The shelters also have coordinated adoption efforts, which has helped raise the adoption rate by 10 percent over the past five years. That effort has particularly benefitted senior dogs who were often passed over in the shelters.
"It isn't just baskets of puppies and kittens, there are older animals with injuries," Boden said. "It's fantastic when someone looks at a 14-year-old chihuahua mix and says, 'That's my guy.' That's not something we saw happening 10 or 15 years ago."
Brightwell said enforcing the licensing of pets in Pinellas County and promoting microchipping has helped decrease the number of strays picked up. However, the number of strays reunited with their owners after pickup has remained flat, making this issue a priority for 2017.
Brightwell has helped the Pinellas County Sheriff's Office and the Tarpon Springs, Pinellas Park and Treasure Island police departments gain access to the animal services' licensing database.
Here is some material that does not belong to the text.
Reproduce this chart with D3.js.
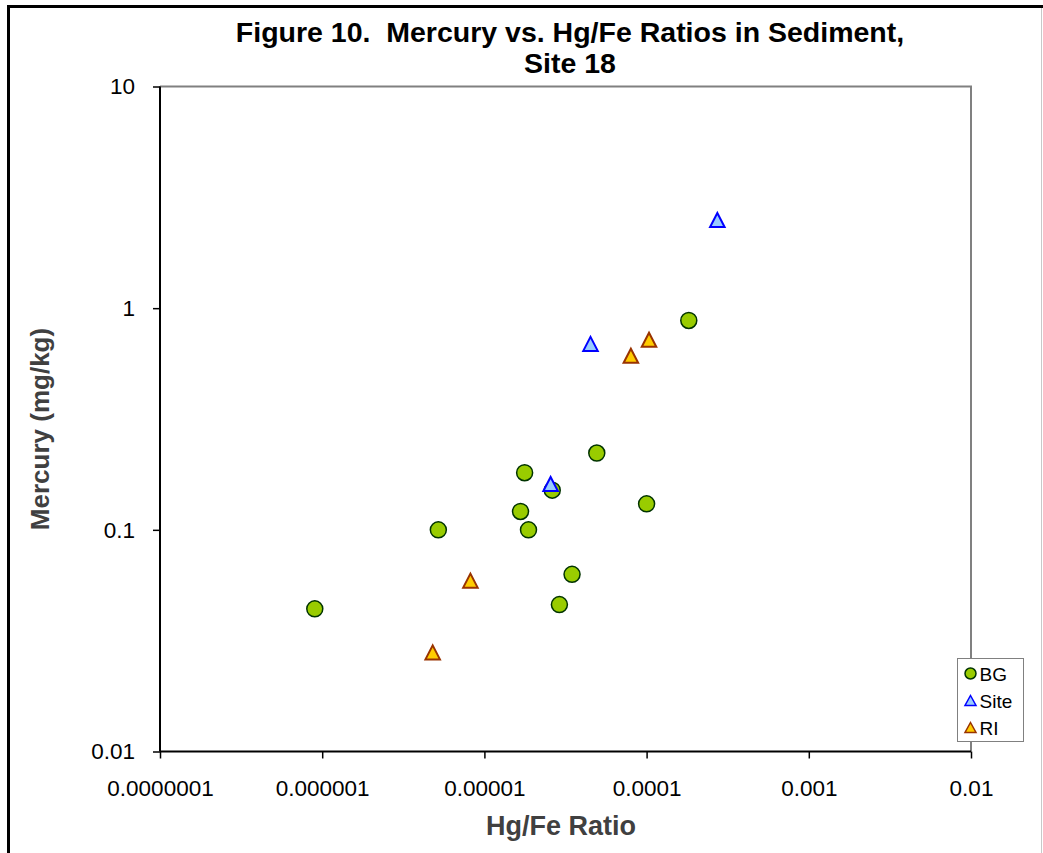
<!DOCTYPE html>
<html>
<head>
<meta charset="utf-8">
<script src="https://cdn.jsdelivr.net/npm/d3@7"></script>
<style>
  body { margin: 0; background: #fff; }
  svg { display: block; font-family: "Liberation Sans", Arial, sans-serif; }
</style>
</head>
<body>
<div id="chart"></div>
<script>
// Values
const bgRatio   = [9.0e-7, 5.2e-6, 1.77e-5, 2.62e-5, 1.67e-5, 1.87e-5, 3.47e-5, 2.9e-5, 4.93e-5, 1.0e-4, 1.82e-4];
const bgHg      = [0.044, 0.100, 0.181, 0.151, 0.121, 0.100, 0.063, 0.046, 0.222, 0.131, 0.88];
const siteRatio = [2.73e-4, 4.51e-5, 2.56e-5];
const siteHg    = [2.5, 0.69, 0.161];
const riRatio   = [1.035e-4, 8.0e-5, 8.2e-6, 4.8e-6];
const riHg      = [0.72, 0.61, 0.059, 0.028];

const xTicks = [1e-7, 1e-6, 1e-5, 1e-4, 1e-3, 1e-2];
const xTickLabels = ["0.0000001", "0.000001", "0.00001", "0.0001", "0.001", "0.01"];
const yTicks = [0.01, 0.1, 1, 10];
const yTickLabels = ["0.01", "0.1", "1", "10"];

const width = 1043, height = 853;
const plot = { left: 160, top: 86.5, right: 971, bottom: 751.5 };

const svg = d3.select("#chart").append("svg")
    .attr("width", width)
    .attr("height", height);

// outer chart frame (left/top black, right light gray, bottom cut off)
svg.append("line").attr("x1", 8.5).attr("y1", 6.5).attr("x2", 8.5).attr("y2", height)
    .attr("stroke", "#000").attr("stroke-width", 3);
svg.append("line").attr("x1", 7).attr("y1", 6.5).attr("x2", width).attr("y2", 6.5)
    .attr("stroke", "#000").attr("stroke-width", 3);
svg.append("line").attr("x1", 1041.5).attr("y1", 8).attr("x2", 1041.5).attr("y2", height)
    .attr("stroke", "#c8c8c8").attr("stroke-width", 1);

const x = d3.scaleLog().domain([1e-7, 1e-2]).range([plot.left, plot.right]);
const y = d3.scaleLog().domain([0.01, 10]).range([plot.bottom, plot.top]);

// plot area border: top and right gray
svg.append("path")
    .attr("d", `M${plot.left},${plot.top}H${plot.right}V${plot.bottom}`)
    .attr("fill", "none")
    .attr("stroke", "#808080")
    .attr("stroke-width", 2);

// axes
const xAxis = svg.append("g")
    .attr("transform", `translate(0,${plot.bottom})`)
    .call(d3.axisBottom(x).tickValues(xTicks).tickSize(7).tickPadding(22)
        .tickFormat((d, i) => xTickLabels[i]));
const yAxis = svg.append("g")
    .attr("transform", `translate(${plot.left},0)`)
    .call(d3.axisLeft(y).tickValues(yTicks).tickSize(7).tickPadding(18)
        .tickFormat((d, i) => yTickLabels[i]));

[xAxis, yAxis].forEach(a => {
    a.select(".domain").attr("stroke", "#000").attr("stroke-width", 2);
    a.selectAll(".tick line").attr("stroke", "#000").attr("stroke-width", 1.5);
    a.selectAll("text")
        .attr("fill", "#000")
        .style("font-size", "22.5px")
        .style("font-family", "'Liberation Sans', Arial, sans-serif");
});
xAxis.select(".domain").attr("d", `M${plot.left},0H${plot.right}`);
yAxis.select(".domain").attr("d", `M0,${plot.top}V${plot.bottom}`);

// titles
svg.append("text")
    .attr("x", 570).attr("y", 42)
    .attr("text-anchor", "middle")
    .style("font-size", "28.5px").style("font-weight", "bold")
    .style("white-space", "pre")
    .text("Figure 10.  Mercury vs. Hg/Fe Ratios in Sediment,");
svg.append("text")
    .attr("x", 570).attr("y", 73)
    .attr("text-anchor", "middle")
    .style("font-size", "28.5px").style("font-weight", "bold")
    .text("Site 18");

svg.append("text")
    .attr("x", 561).attr("y", 835)
    .attr("text-anchor", "middle")
    .attr("fill", "#404040")
    .style("font-size", "27px").style("font-weight", "bold")
    .text("Hg/Fe Ratio");

svg.append("text")
    .attr("transform", "translate(49,429) rotate(-90)")
    .attr("text-anchor", "middle")
    .attr("fill", "#404040")
    .style("font-size", "26px").style("font-weight", "bold")
    .text("Mercury (mg/kg)");

// markers
function triPath(w, h) {
    return `M0,${-h / 2}L${w / 2},${h / 2}L${-w / 2},${h / 2}Z`;
}

const bg = d3.zip(bgRatio, bgHg);
const site = d3.zip(siteRatio, siteHg);
const ri = d3.zip(riRatio, riHg);

svg.append("g").selectAll("circle")
    .data(bg)
    .enter().append("circle")
    .attr("cx", d => x(d[0]))
    .attr("cy", d => y(d[1]))
    .attr("r", 8)
    .attr("fill", "#99cc00")
    .attr("stroke", "#003300")
    .attr("stroke-width", 1.5);

svg.append("g").selectAll("path")
    .data(site)
    .enter().append("path")
    .attr("transform", d => `translate(${x(d[0])},${y(d[1])})`)
    .attr("d", triPath(14.5, 14))
    .attr("fill", "#99ccff")
    .attr("stroke", "#0000ff")
    .attr("stroke-width", 2);

svg.append("g").selectAll("path")
    .data(ri)
    .enter().append("path")
    .attr("transform", d => `translate(${x(d[0])},${y(d[1])})`)
    .attr("d", triPath(14.5, 14))
    .attr("fill", "#ffcc00")
    .attr("stroke", "#993300")
    .attr("stroke-width", 2);

// legend
const legend = svg.append("g").attr("transform", "translate(957.5,658.5)");
legend.append("rect")
    .attr("width", 66).attr("height", 83)
    .attr("fill", "#fff")
    .attr("stroke", "#808080")
    .attr("stroke-width", 1);

const legendItems = ["BG", "Site", "RI"];
legendItems.forEach((name, i) => {
    const g = legend.append("g").attr("transform", `translate(13,${15 + i * 27})`);
    if (i === 0) {
        g.append("circle").attr("r", 5.5)
            .attr("fill", "#99cc00").attr("stroke", "#003300").attr("stroke-width", 1.5);
    } else {
        g.append("path").attr("d", triPath(11, 10))
            .attr("fill", i === 1 ? "#99ccff" : "#ffcc00")
            .attr("stroke", i === 1 ? "#0000ff" : "#993300")
            .attr("stroke-width", 1.5);
    }
    g.append("text")
        .attr("x", 9).attr("y", 7)
        .style("font-size", "19px")
        .text(name);
});
</script>
</body>
</html>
Now if a police officer finds a stray pet with a tag, the officer can look up the owner's information from their vehicle's computer and return the pet home without having to go through a shelter.
Those coordinated animal welfare efforts have set Pinellas County apart, Brightwell said, in a field where some communities' rescue efforts are splintered.
"Our relationship here is an anomaly in the state and most of the country," he said. "You're not going to find another community countrywide where the top agencies in the county have standard data collection and collaborated efforts.
"You're not going to find it anywhere else in Florida or the rest of the country."